One rabidly antigay leader of the Christian Right exemplifies the movement’s continuing deception and hubris. A November 10, 2006 article by Larry Cohler-Esses, editor at large of The Jewish Week made the case:

Christian Right Agenda In Shambles After GOP Defeat

 

Moderate Evangelicals seen chafing against narrow priorities like abortion, gay rights. Will some work with Dems?

 

For a man witnessing a debacle in real time, Rev. Louis Sheldon, a leader of the Christian Right political movement, sounded amazingly sanguine Tuesday night – even as an early AP exit poll indicated that almost one-third of white Evangelicals chose a Democrat for Congress.

 

“We know that in America the people are with us,” insisted the founder and chairman of the Traditional Values Coalition, one of the largest groups in the Christian right. “They’re just confused.”

If you don’t believe and act as delusional dogmatist Sheldon tells you to, then you’re “confused,” a polite way of saying you’re stupid.

Echoing Randall Terry’s proclamation –

I want you to just let a wave of intolerance wash over you.
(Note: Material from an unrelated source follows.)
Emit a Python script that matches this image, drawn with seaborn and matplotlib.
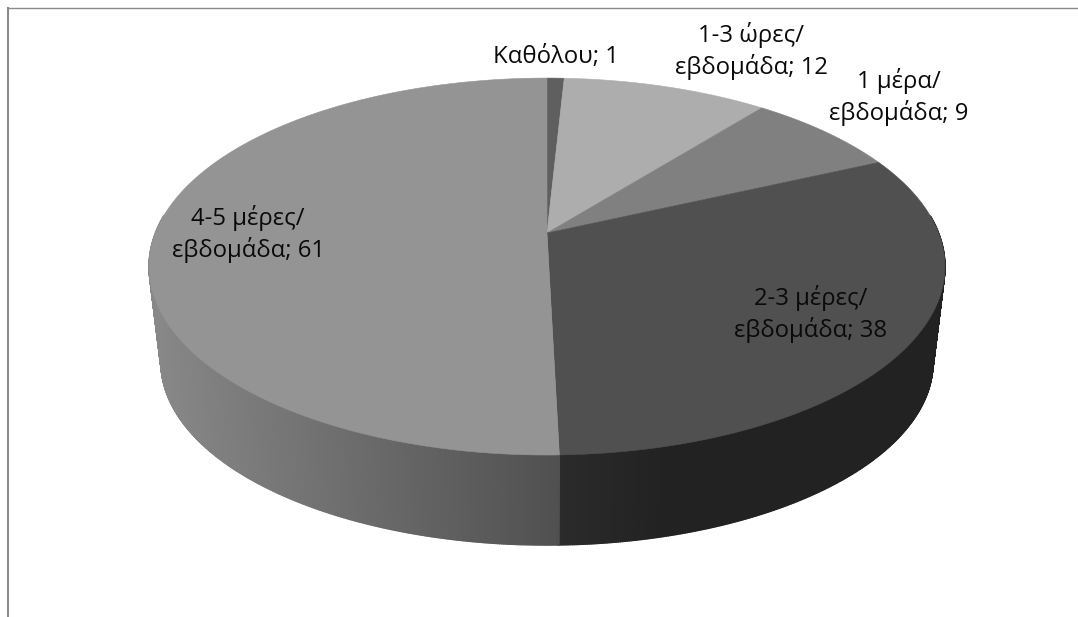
import numpy as np
import matplotlib
matplotlib.use("Agg")
import matplotlib.pyplot as plt
import seaborn as sns

# Weekly frequency categories and their counts
categories = ["Καθόλου", "1-3 ώρες/\nεβδομάδα", "1 μέρα/\nεβδομάδα",
              "2-3 μέρες/\nεβδομάδα", "4-5 μέρες/\nεβδομάδα"]
values = [1, 12, 9, 38, 61]

top_greys = ["#5f5f5f", "#adadad", "#808080", "#505050", "#949494"]
# Side-wall grey at the right and left end of the drawn width
wall_greys = [(0x3a, 0x3a), (0x70, 0x70), (0x50, 0x50), (0x22, 0x2b), (0x50, 0x88)]

label_centres = [(556, 57), (751, 51), (899, 97), (811, 314), (248, 234)]

sns.set_theme(style="white")
plt.rcParams["font.family"] = ["Open Sans", "DejaVu Sans"]

fig = plt.figure(figsize=(10.78, 6.17), dpi=100, facecolor="white")
ax = fig.add_axes([0, 0, 1, 1])
ax.set_xlim(0, 1078)
ax.set_ylim(617, 0)
ax.axis("off")

palette = sns.color_palette(top_greys)

# Perspective projection of the pie's disc
APEX_X, APEX_Y = 547, 233
A, B, K = 391.6, 182.5, 0.178
LOWER_SCALE, LOWER_APEX_Y = 0.97, 329.7


def rim(theta, scale=1.0, apex_y=APEX_Y):
    u, v = np.sin(theta), np.cos(theta)
    d = 1 + K * v
    return APEX_X + scale * A * u / d, apex_y - scale * B * v / d


edges = np.deg2rad(np.concatenate([[0], np.cumsum(values)]) / np.sum(values) * 360)

# Side wall: narrow quads between the upper and the lower rim
for i, (lo, hi) in enumerate(zip(edges[:-1], edges[1:])):
    ts = np.arange(lo, hi + 0.004, 0.004)
    ts = ts[np.cos(ts) < 0.1]
    if len(ts) < 2:
        continue
    right, left = wall_greys[i][0], wall_greys[i][1]
    xs = rim(ts)[0]
    span = max(xs.max() - xs.min(), 1)
    for t0, t1, x0 in zip(ts[:-1], ts[1:], xs[:-1]):
        f = (xs.max() - x0) / span
        if i == 3:
            f = max(0.0, (f - 0.72) / 0.28)
        g = (right + (left - right) * f) / 255
        x_a, y_a = rim(np.array([t0, t1]))
        x_b, y_b = rim(np.array([t1, t0]), LOWER_SCALE, LOWER_APEX_Y)
        ax.fill(np.r_[x_a, x_b], np.r_[y_a, y_b], color=(g, g, g), lw=1.0)

# Top face: one polygon per category
for lo, hi, colour in zip(edges[:-1], edges[1:], palette):
    ts = np.linspace(lo, hi, 240)
    x, y = rim(ts)
    ax.fill(np.r_[APEX_X, x], np.r_[APEX_Y, y], facecolor=colour,
            edgecolor=colour, lw=0.4)

# Labels state category and count
for cat, val, (cx, cy) in zip(categories, values, label_centres):
    ax.text(cx, cy, f"{cat}; {val}", ha="center", va="center", fontsize=17.2,
            color="#0a0a0a", linespacing=1.26)

# Chart-area border, top and left only
ax.plot([8, 1078], [7.5, 7.5], color="#8a8a8a", lw=1.0, solid_capstyle="butt")
ax.plot([8, 8], [7, 617], color="#8a8a8a", lw=1.5, solid_capstyle="butt")

fig.savefig("out.png", dpi=100, facecolor="white")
I want you to let a wave of hatred wash over you. Yes, hate is good...Our goal is a Christian nation. We have a Biblical duty, we are called by God, to conquer this country. We don’t want equal time. We don’t want pluralism.

– “Sheldon scoffed at … the idea that Christian right activists might cultivate relationships with the newly empowered Democrats.” That’s the same Louis P. Sheldon who took money from a client of Jack Abramoff, the convicted fundraiser and briber. The Abramoff client from whom Sheldon’s TVC accepted “a donation” was an internet gambling firm. At the time “Lucky Louie” and the TVC were campaigning against internet gambling.

More telling is the fact that, as Cohler-Esses reported, “Sheldon disclosed that he and ‘a lot’ of others knew about Haggard’s homosexuality ‘for awhile ... but we weren’t sure just how to deal with it.’” So in true Christian Right and Republican fashion, they just covered it up.

What’s the likelihood of Haggard’s close friend James Dobson having been among that “‘a lot’ of others” who’d known about Haggard’s homosexuality “for awhile”? Might this embarrassing collusion have something to do with Dobson’s not having time to “help” his ersatz friend, now?

The future Speaker of the House Nancy Pelosi said political revenge is not the agenda, and John Sonego’s article “Understanding Haggard’s fall from grace” expressed the attitude of most gay Americans the Christian Right and their faith-based GOP sycophants had sought to demonize and disenfranchise.

Sadly, the Christian Right and the GOP apparently intend to continue their Rovean tactics and divisive attacks on gays and civil equality. The former resurrected Americans for Truth that proudly claims to be “the only national organization devoted exclusively to exposing and countering the homosexual activist agenda.” As for the GOP,

Mel Martinez, a notoriously antigay U.S. senator from Florida who previously served in President Bush’s cabinet, will assume the high-profile post of Republican National Committee general chairman, GOP officials said Monday [November 13].

 

“Senator Martinez was elected in 2004 by taking page 1 out of Karl Rove’s gay-baiting playbook,” said Joe Solmonese, president of the gay rights group Human Rights Campaign. “His campaign was one of the most antigay, bigoted, and divisive campaigns in the nation’s history. We are deeply troubled that this kind of senator has been chosen to lead the Republican Party.”